## GIVEN REQUEST
Repeat the lines exactly from the line that contains "Rebuild this chart" through the line that contains "1.15, 0.895, 0.745, 0.593]"; leave images out and add nothing.

## PROVIDED DATA
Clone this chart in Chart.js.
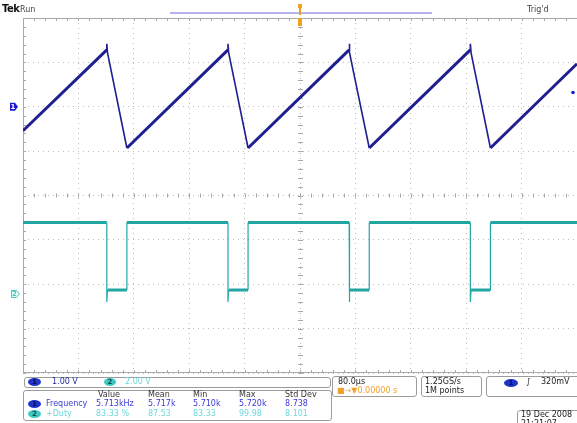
--
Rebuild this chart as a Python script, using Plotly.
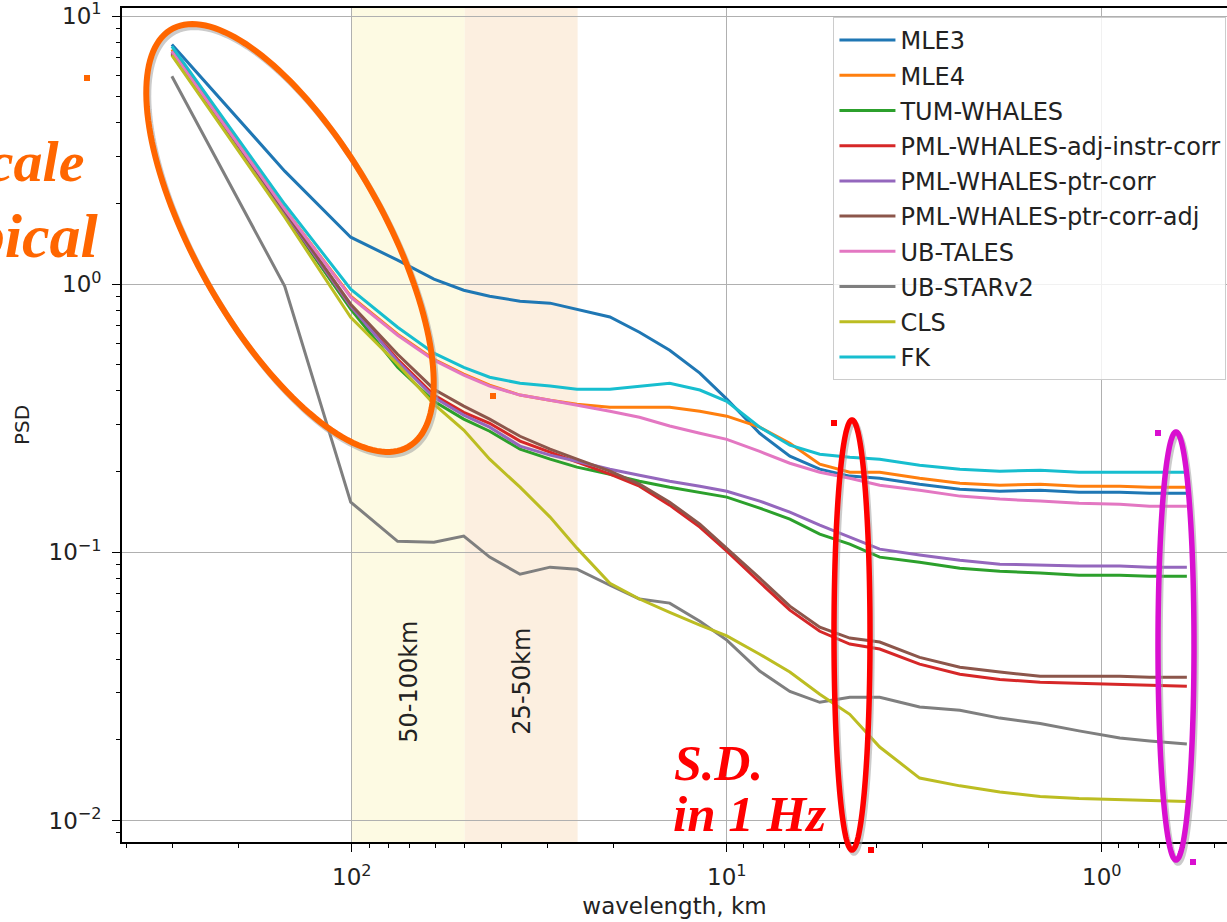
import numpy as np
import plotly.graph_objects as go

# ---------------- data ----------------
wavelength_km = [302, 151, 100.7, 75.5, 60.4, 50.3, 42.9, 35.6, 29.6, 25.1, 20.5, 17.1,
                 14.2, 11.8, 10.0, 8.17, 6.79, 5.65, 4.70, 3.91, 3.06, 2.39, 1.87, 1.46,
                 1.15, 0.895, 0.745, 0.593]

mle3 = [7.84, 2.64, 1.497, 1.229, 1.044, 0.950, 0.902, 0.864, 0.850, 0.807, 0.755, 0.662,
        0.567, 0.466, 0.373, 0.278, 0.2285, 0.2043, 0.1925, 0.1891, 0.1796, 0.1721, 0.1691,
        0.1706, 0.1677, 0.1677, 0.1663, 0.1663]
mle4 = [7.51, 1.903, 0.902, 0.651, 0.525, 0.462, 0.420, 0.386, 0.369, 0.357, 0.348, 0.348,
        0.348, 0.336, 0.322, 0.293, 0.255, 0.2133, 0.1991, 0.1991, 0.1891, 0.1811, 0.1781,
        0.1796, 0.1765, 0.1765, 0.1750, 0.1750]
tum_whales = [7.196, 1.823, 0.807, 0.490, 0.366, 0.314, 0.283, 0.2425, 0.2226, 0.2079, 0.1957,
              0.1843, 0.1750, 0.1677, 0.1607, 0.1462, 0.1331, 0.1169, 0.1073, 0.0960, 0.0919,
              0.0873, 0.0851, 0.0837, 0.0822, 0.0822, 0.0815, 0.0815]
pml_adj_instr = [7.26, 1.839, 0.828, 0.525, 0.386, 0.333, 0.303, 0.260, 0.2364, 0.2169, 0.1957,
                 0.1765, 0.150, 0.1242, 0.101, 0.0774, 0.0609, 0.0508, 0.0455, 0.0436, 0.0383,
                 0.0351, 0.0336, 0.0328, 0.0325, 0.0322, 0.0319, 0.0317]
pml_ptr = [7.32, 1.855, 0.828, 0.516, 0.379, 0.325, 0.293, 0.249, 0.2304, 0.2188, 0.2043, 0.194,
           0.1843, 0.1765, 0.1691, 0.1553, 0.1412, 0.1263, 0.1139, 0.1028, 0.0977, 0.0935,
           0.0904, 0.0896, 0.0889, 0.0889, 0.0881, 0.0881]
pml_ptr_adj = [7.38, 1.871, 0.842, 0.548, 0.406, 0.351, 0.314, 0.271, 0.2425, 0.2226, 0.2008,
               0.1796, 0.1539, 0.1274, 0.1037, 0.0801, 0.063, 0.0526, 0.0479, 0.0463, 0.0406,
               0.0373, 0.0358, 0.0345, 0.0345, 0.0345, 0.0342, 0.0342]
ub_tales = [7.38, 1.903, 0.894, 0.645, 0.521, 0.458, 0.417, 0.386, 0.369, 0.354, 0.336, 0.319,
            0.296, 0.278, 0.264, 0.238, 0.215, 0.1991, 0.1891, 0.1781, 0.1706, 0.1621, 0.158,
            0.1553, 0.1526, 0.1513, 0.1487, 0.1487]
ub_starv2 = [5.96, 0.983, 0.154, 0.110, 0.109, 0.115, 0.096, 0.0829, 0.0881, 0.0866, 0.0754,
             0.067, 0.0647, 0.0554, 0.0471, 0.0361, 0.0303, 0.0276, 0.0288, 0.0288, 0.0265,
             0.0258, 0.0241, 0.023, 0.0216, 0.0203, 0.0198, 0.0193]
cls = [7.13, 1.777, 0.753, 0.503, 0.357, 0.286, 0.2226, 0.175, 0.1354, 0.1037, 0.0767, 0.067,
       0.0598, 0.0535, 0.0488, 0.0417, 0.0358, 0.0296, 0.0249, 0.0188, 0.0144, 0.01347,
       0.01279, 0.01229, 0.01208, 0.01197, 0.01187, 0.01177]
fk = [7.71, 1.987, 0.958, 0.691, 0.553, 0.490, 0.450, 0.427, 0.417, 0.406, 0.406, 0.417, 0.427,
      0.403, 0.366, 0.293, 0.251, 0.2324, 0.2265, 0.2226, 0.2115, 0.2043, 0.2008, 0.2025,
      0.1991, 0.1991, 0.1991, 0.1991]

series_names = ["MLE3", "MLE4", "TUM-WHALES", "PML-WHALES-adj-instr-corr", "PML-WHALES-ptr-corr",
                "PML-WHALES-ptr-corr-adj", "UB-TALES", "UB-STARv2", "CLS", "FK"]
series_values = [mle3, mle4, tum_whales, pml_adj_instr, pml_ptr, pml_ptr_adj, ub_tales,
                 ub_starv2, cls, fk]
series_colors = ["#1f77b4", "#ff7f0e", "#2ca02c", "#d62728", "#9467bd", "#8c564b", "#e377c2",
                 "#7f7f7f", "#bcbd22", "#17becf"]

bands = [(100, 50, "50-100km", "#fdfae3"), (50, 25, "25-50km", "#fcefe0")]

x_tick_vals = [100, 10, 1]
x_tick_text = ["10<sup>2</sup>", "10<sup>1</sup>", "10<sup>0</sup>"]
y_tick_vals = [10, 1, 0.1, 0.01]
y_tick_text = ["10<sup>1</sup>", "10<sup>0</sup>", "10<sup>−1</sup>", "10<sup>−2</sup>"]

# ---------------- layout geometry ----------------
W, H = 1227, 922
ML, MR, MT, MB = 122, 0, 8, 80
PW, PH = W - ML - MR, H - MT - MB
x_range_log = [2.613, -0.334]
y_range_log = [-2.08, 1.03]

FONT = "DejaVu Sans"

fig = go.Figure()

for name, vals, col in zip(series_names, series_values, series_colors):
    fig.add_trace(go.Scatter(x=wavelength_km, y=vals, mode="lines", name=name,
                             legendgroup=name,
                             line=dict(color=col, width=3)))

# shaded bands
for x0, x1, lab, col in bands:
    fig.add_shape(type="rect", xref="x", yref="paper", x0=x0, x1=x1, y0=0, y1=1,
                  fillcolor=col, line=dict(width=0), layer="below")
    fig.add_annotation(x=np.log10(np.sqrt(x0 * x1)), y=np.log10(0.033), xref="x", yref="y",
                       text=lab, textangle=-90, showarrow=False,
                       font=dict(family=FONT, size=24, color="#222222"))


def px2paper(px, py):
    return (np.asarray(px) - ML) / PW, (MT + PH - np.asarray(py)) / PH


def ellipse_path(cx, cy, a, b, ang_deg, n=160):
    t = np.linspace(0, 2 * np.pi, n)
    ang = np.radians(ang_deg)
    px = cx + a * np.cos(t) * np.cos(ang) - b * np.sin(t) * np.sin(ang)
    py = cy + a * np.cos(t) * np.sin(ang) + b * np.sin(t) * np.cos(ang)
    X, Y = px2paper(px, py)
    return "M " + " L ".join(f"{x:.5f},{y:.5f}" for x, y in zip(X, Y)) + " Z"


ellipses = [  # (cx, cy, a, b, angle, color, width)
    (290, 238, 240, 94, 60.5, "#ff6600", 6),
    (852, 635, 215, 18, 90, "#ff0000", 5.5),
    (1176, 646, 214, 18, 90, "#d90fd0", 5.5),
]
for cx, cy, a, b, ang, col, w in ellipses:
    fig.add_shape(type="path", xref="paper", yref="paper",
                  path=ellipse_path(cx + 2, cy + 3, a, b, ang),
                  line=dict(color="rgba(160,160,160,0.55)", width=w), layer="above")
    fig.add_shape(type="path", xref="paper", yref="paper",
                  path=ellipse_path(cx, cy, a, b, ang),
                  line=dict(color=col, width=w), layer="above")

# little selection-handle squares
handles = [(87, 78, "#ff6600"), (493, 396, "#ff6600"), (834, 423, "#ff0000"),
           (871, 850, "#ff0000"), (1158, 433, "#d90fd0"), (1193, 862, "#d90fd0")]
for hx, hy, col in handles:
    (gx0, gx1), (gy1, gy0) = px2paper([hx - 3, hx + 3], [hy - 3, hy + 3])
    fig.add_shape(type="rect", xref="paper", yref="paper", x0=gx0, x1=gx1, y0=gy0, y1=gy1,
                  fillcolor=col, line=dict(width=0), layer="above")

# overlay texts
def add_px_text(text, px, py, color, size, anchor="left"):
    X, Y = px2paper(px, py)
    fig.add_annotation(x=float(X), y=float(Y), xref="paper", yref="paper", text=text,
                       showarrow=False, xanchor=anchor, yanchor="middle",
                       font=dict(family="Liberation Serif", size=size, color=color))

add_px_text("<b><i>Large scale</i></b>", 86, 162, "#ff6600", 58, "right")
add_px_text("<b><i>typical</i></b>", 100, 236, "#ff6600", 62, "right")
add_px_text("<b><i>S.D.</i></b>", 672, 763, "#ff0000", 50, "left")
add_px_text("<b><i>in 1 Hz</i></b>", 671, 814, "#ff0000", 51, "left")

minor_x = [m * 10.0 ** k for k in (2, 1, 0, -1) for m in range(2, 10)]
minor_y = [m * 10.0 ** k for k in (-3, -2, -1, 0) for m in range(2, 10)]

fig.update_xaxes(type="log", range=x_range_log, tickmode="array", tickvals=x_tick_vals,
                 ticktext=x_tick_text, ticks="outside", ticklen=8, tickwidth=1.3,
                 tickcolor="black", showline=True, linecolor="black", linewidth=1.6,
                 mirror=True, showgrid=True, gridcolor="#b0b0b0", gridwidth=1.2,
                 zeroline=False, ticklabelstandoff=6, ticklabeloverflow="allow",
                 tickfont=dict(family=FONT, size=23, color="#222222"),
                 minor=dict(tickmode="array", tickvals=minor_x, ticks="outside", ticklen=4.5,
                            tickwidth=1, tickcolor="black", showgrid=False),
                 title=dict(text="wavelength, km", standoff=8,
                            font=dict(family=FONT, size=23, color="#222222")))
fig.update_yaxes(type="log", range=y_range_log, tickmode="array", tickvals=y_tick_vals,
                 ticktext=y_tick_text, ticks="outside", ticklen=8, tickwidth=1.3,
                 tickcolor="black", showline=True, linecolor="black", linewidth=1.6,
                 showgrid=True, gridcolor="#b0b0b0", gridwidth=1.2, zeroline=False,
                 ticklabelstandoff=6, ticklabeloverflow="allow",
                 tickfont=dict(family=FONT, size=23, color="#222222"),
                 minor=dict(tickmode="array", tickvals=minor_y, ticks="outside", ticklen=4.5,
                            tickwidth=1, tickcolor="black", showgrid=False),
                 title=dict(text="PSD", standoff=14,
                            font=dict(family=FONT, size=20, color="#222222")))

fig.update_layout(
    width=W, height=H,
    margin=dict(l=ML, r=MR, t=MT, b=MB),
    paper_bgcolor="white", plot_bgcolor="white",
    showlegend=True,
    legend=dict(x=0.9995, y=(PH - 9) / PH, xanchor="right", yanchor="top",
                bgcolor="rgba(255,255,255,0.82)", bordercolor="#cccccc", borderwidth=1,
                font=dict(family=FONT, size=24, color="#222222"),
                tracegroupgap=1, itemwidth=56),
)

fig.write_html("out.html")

## RESULT OF THIS EXERCISE
Rebuild this chart as a Python script, using Plotly.
import numpy as np
import plotly.graph_objects as go

# ---------------- data ----------------
wavelength_km = [302, 151, 100.7, 75.5, 60.4, 50.3, 42.9, 35.6, 29.6, 25.1, 20.5, 17.1,
                 14.2, 11.8, 10.0, 8.17, 6.79, 5.65, 4.70, 3.91, 3.06, 2.39, 1.87, 1.46,
                 1.15, 0.895, 0.745, 0.593]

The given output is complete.